The forestry sector does not have the same political influence in the two countries. Unlike New Zealand, forestry is not an essential economic sector in Mexico. New Zealand has developed a standardized system to account for carbon storage. Mexico has not yet achieved this step. This offers an explanation as to why Mexico has not considered the inclusion of forestry in the ETS. The environmental effect will be helpful if the negative impacts of intensive carbon forestry are controlled. In the economic aspect, there is high interest in the communities benefitting from a new source of income, even if this resource would be exposed to market price volatility. Integrating forestry into the ETS induces prevented emissions and comparable carbon sequestering, while units from allowances to the industry and units from carbon forestry are similar economic products. This is arguable, regarding the difference in price incentives between forestry and other sectors in the NZ ETS. Integrating prevented emissions and sequestered carbon into the same market is a political choice, as is the use of an economic instrument to control environmental impacts.

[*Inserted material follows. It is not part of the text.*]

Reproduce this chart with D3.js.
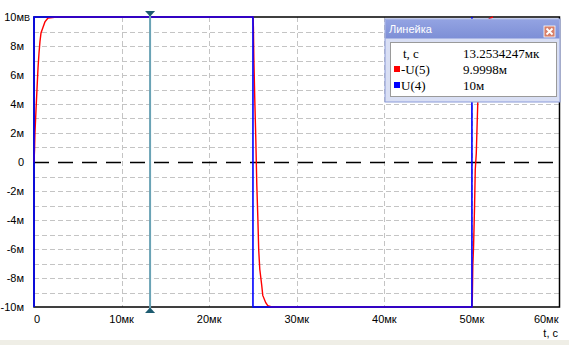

Mexico has the potential to successfully enforce the integration of forestry into the ETS. Nevertheless, this task will require strong technical support for forest landowners from CONAFOR and significant investment for monitoring and verification. Finally, the integration of forestry into the NZ ETS is the result of socio-political discussion among the government, farmers, and forest landowners. In Mexico, it would be essential to establish a democratic process with the forestry sector and discuss its integration into the ETS with forest landowners and forestry organizations in the country.